2010 RegularizedMarginbasedCondition

(Jin et al., 2010) ⇒ Xiao-Bo Jin, Cheng-Lin Liu, and Xinwen Hou. (2010). “Regularized Margin-based Conditional Log-likelihood Loss for Prototype Learning.” In: Pattern Recognition Journal, 43(7).In: Pattern Recognition Journal, 43(7). doi:10.1016/j.patcog.2010.01.013

Subject Headings: Regularization Term

Notes

It proposes a Prototype Learning Algorithm that minimizes a conditional log-likelihood loss (CLL) called log-likelihood of margin (LOGM).
It proposes that addition of a Regularization Term to the loss function for avoiding over-ﬁtting as well as to maximize the hypothesis margin.

Cited By

Quotes

Abstract

The classification performance of nearest prototype classifiers largely relies on the prototype learning algorithm. The minimum classification error (MCE) method and the soft nearest prototype classifier (SNPC) method are two important algorithms using misclassification loss. This paper proposes a new prototype learning algorithm based on the conditional log-likelihood loss (CLL), which is based on the discriminative model called log-likelihood of margin (LOGM). A regularization term is added to avoid over-fitting in training as well as to maximize the hypothesis margin.

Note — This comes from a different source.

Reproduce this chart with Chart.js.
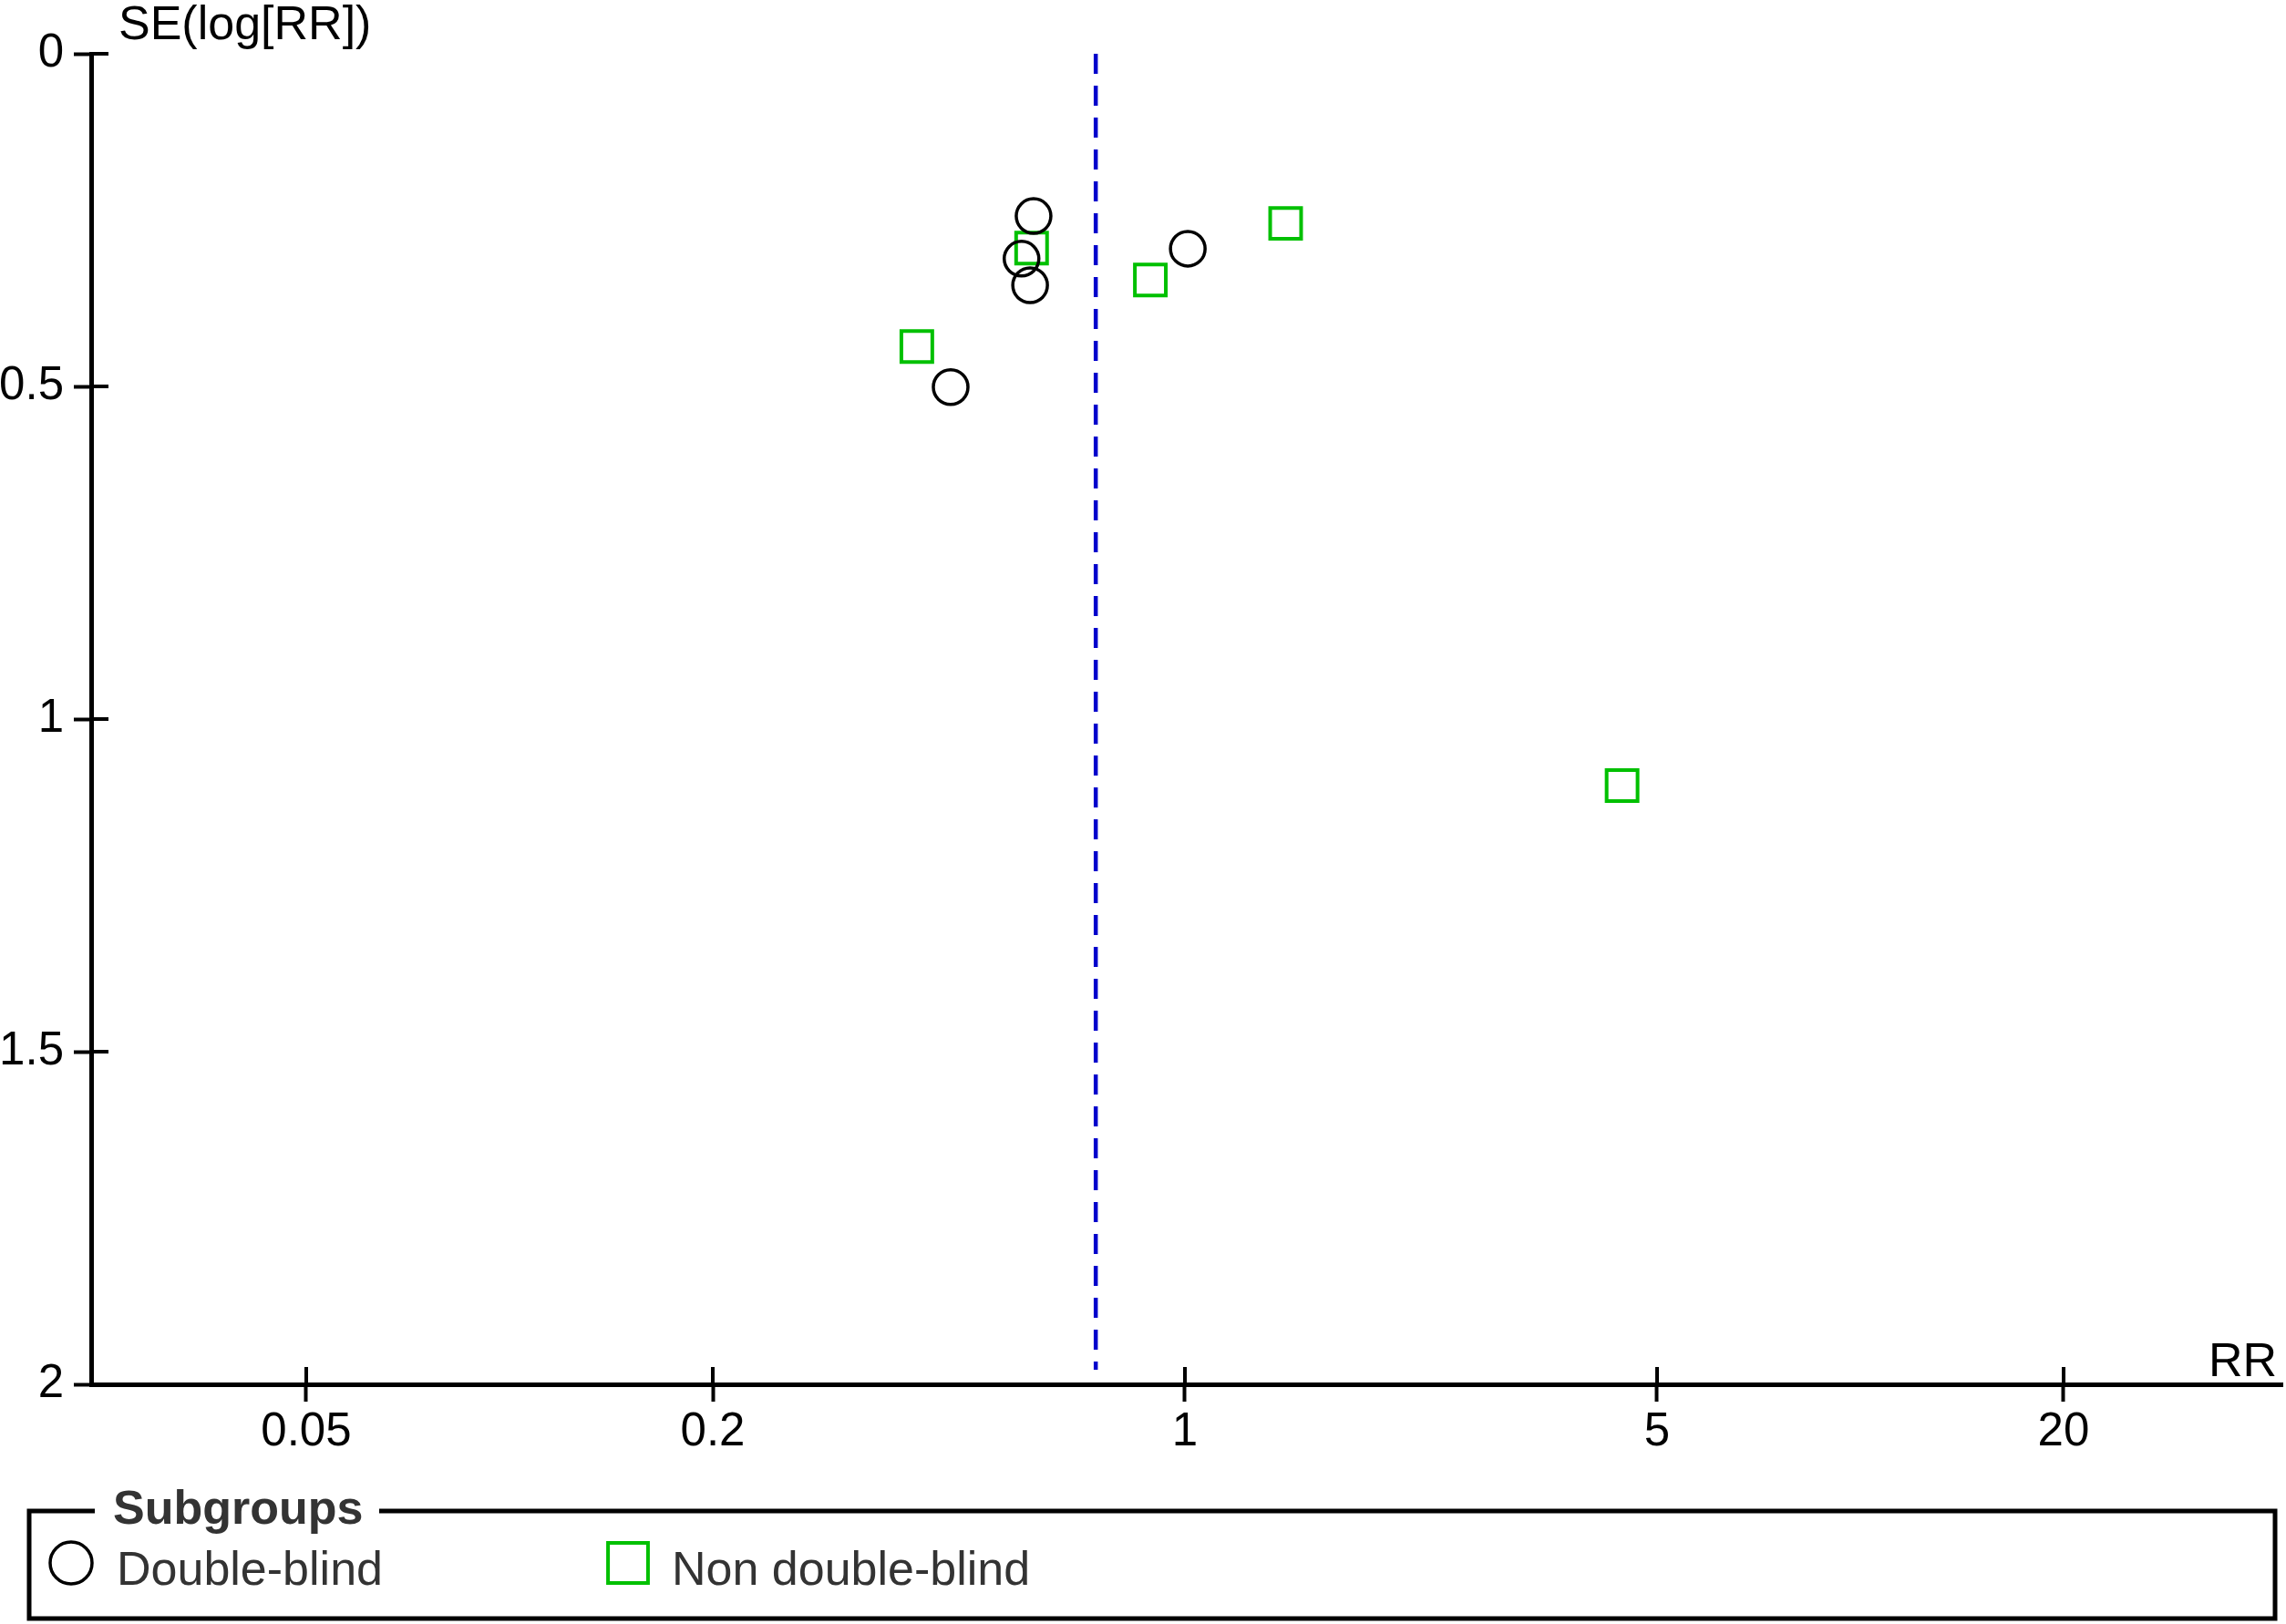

The CLL in the LOGM algorithm is a convex function of margin, and so, shows better convergence than the MCE. In addition, we show the effects of distance metric learning with both prototype-dependent weighting and prototype-independent weighting. Our empirical study on the benchmark datasets demonstrates that the LOGM algorithm yields higher classification accuracies than the MCE, generalized learning vector quantization (GLVQ), soft nearest prototype classifier (SNPC) and the robust soft learning vector quantization (RSLVQ), and moreover, the LOGM with prototype-dependent weighting achieves comparable accuracies to the support vector machine (SVM) classifier.

1. Introduction

Nearest neighbor classiﬁcation [1] is a simple and appealing non-parametric method for pattern classiﬁcation. It does not need any processing of the training data, but involves heavy burden of storage space and computation in classiﬁcation. Prototype learning is to represent the training data with a set of points in feature space, called prototypes. A test point x is then classiﬁed to the class of the closest prototype. To reduce the number of prototypes, many prototype selection and prototype learning methods have been proposed [2–7]. By selecting or synthesizing prototypes that better represent the class distributions or decision boundaries, these methods are also effective to improve the classiﬁcation accuracy. The nearest neighbor classiﬁers with reduced prototypes are also called nearest prototype classiﬁers. They have been widely used in applications such as character recognition [7], text categorization [8], classiﬁcation of mass spectrometry data [9], and so on.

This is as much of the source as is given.